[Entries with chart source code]
* START *
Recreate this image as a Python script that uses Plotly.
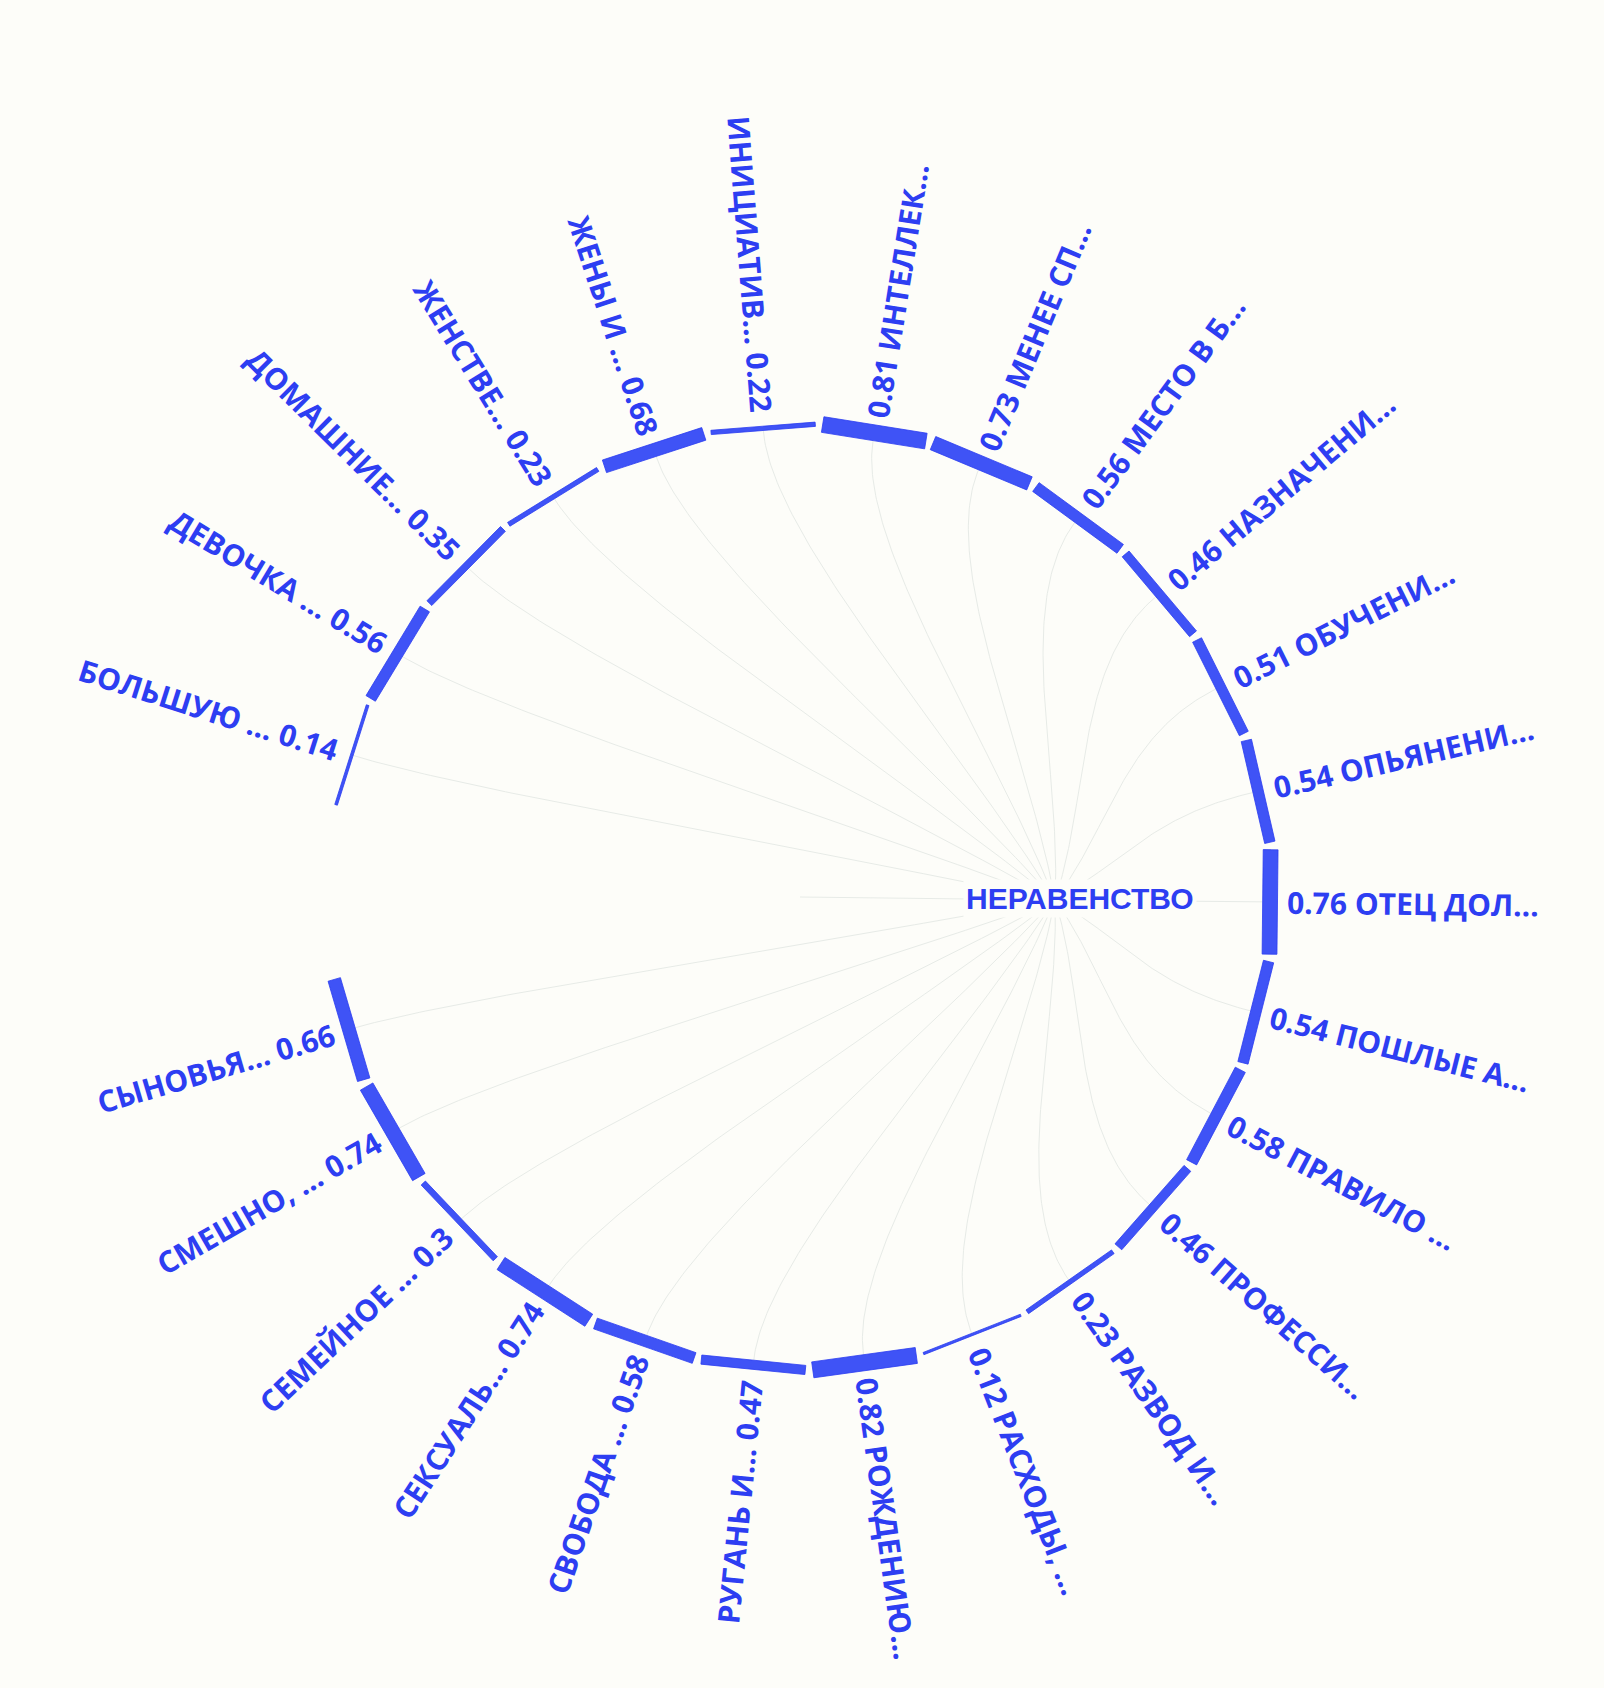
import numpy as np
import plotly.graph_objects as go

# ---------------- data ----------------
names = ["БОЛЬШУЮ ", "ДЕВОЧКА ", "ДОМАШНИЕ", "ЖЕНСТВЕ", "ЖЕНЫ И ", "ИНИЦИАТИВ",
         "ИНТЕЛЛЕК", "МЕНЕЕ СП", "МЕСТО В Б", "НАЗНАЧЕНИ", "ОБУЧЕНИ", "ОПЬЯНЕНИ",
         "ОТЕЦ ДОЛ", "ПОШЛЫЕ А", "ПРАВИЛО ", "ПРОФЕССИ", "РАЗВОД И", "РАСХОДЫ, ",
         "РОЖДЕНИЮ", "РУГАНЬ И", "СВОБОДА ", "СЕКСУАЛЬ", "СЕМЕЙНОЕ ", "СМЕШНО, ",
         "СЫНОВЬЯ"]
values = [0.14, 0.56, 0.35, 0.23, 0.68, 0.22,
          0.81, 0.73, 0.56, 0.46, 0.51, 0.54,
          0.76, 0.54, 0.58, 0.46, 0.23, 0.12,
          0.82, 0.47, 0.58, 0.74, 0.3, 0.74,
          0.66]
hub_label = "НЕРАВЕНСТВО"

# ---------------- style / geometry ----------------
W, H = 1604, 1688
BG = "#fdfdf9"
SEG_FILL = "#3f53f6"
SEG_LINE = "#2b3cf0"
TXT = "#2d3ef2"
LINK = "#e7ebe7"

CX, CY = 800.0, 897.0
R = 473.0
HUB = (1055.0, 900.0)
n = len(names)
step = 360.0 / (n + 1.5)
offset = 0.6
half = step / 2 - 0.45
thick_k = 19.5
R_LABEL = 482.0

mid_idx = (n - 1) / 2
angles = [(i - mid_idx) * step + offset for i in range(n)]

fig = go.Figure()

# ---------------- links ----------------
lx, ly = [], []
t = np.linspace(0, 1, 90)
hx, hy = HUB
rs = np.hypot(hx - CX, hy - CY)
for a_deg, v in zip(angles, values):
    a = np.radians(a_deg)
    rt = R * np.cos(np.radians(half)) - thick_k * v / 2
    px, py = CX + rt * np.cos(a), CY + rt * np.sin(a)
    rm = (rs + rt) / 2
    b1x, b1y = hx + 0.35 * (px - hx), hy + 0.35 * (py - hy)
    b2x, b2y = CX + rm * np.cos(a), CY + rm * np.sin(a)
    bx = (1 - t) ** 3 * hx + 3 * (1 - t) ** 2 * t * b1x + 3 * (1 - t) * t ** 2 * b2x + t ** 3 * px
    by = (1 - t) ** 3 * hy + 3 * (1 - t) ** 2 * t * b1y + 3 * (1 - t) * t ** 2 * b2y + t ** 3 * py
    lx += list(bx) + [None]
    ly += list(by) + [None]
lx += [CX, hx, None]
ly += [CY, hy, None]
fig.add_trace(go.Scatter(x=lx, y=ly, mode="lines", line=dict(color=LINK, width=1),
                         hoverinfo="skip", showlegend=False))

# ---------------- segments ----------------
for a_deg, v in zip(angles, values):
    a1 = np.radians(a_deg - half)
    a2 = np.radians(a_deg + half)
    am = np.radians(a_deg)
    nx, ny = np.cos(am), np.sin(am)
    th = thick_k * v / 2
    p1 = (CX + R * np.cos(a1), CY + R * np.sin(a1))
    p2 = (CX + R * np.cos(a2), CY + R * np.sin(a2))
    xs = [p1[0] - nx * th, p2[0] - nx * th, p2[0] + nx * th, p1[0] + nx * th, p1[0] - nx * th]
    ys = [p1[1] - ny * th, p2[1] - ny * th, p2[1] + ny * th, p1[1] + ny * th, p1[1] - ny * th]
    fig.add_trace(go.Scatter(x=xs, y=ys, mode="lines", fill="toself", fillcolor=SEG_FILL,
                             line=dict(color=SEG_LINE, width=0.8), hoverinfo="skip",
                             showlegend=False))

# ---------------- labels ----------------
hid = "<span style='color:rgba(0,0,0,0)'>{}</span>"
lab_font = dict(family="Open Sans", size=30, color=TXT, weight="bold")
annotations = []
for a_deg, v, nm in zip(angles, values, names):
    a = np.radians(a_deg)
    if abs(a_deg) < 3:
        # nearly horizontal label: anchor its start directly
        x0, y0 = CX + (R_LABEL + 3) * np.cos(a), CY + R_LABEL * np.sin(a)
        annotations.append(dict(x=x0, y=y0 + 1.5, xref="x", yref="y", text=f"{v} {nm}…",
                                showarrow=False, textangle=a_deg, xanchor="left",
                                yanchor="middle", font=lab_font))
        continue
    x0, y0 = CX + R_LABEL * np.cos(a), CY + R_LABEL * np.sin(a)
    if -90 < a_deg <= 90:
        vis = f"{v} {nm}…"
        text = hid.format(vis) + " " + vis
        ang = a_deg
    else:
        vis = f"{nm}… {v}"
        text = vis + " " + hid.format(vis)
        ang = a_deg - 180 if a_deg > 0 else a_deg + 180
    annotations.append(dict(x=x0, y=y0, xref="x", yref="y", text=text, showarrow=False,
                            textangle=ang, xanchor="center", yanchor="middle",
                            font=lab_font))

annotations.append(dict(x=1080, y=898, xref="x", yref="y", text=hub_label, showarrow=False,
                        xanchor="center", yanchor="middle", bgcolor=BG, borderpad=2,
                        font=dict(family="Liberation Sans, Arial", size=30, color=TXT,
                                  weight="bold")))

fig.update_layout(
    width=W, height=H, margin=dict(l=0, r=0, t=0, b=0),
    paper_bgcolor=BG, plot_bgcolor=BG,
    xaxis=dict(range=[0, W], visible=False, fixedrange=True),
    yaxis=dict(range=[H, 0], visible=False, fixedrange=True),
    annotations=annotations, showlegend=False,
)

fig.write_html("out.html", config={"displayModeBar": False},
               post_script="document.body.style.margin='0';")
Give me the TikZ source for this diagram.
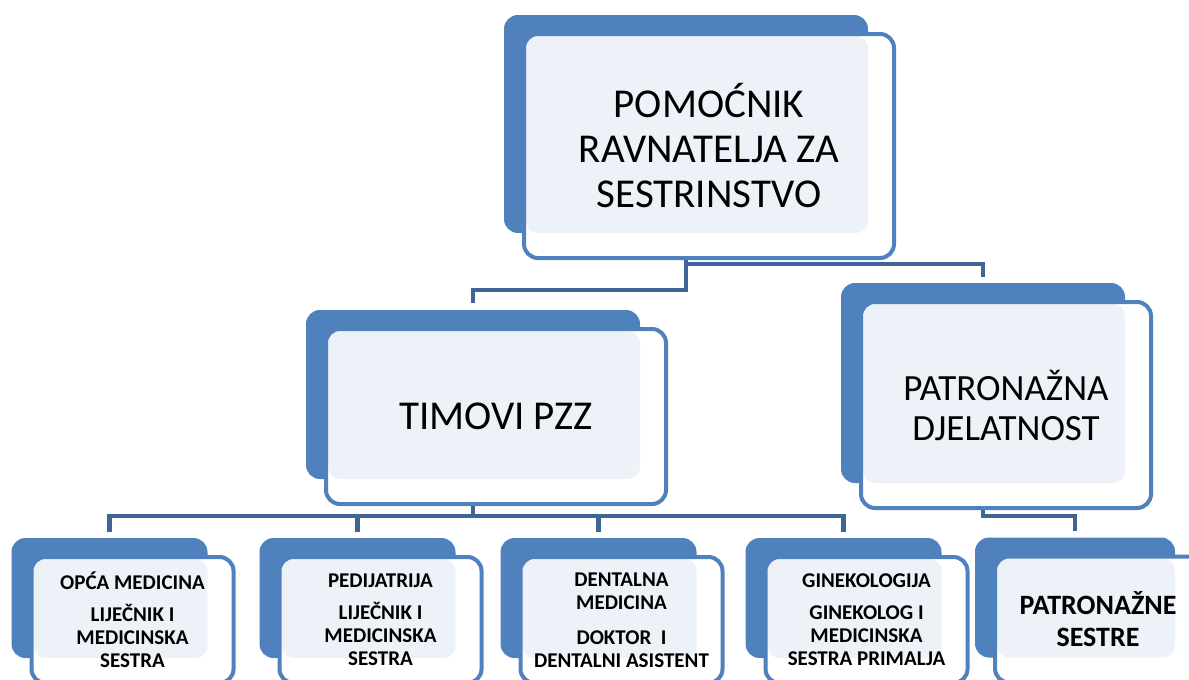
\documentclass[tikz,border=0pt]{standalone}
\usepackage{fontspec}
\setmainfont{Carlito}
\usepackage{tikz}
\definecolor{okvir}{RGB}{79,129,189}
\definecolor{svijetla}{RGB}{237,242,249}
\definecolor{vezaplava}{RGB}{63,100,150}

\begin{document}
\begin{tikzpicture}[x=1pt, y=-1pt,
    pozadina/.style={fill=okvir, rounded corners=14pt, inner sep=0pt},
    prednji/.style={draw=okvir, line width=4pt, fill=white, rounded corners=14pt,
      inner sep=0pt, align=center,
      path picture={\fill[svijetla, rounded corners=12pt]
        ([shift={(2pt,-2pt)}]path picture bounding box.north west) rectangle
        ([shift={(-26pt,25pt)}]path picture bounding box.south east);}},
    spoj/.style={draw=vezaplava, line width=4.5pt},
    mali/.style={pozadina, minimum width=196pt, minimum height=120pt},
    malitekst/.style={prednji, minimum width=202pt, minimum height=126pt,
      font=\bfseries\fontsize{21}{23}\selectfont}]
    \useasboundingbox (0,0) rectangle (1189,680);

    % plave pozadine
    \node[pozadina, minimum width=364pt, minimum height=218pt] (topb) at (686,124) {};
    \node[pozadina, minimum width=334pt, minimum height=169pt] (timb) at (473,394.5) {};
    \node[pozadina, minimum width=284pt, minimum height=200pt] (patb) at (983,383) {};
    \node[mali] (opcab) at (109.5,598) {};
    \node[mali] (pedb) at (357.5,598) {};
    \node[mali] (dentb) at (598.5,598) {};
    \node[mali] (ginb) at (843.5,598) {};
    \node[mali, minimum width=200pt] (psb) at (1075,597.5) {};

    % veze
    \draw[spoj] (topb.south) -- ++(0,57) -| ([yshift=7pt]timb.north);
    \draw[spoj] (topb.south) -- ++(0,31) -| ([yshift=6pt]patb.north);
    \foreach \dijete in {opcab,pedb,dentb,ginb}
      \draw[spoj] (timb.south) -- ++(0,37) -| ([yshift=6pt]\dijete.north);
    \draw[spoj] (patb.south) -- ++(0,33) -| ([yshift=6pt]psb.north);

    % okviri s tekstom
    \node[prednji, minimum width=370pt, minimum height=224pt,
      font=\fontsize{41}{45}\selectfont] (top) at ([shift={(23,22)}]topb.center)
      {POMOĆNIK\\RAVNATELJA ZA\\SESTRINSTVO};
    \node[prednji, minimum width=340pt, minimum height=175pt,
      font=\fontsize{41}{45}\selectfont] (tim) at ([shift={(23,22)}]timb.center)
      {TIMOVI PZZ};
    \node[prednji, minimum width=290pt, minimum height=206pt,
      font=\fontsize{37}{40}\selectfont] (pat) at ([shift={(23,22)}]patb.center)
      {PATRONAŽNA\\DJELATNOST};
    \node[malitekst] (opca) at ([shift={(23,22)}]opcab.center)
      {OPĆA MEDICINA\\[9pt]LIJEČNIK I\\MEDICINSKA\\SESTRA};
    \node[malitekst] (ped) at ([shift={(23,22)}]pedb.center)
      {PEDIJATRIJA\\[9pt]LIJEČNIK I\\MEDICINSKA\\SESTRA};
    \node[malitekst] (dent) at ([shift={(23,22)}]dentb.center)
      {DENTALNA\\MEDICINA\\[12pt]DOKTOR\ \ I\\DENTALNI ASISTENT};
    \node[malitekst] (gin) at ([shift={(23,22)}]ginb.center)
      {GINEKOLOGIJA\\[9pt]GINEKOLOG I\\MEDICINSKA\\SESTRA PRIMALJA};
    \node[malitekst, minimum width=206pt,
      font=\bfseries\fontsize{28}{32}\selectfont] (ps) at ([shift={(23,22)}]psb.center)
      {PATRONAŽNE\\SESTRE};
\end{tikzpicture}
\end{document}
* END *
TASK DESCRIPTION:
Everything from the first line of the records through the line containing "import plotly.graph_objects as go" should be reproduced exactly, apart from the pictures.

REPLY:
Recreate this image as a Python script that uses Plotly.
import numpy as np
import plotly.graph_objects as go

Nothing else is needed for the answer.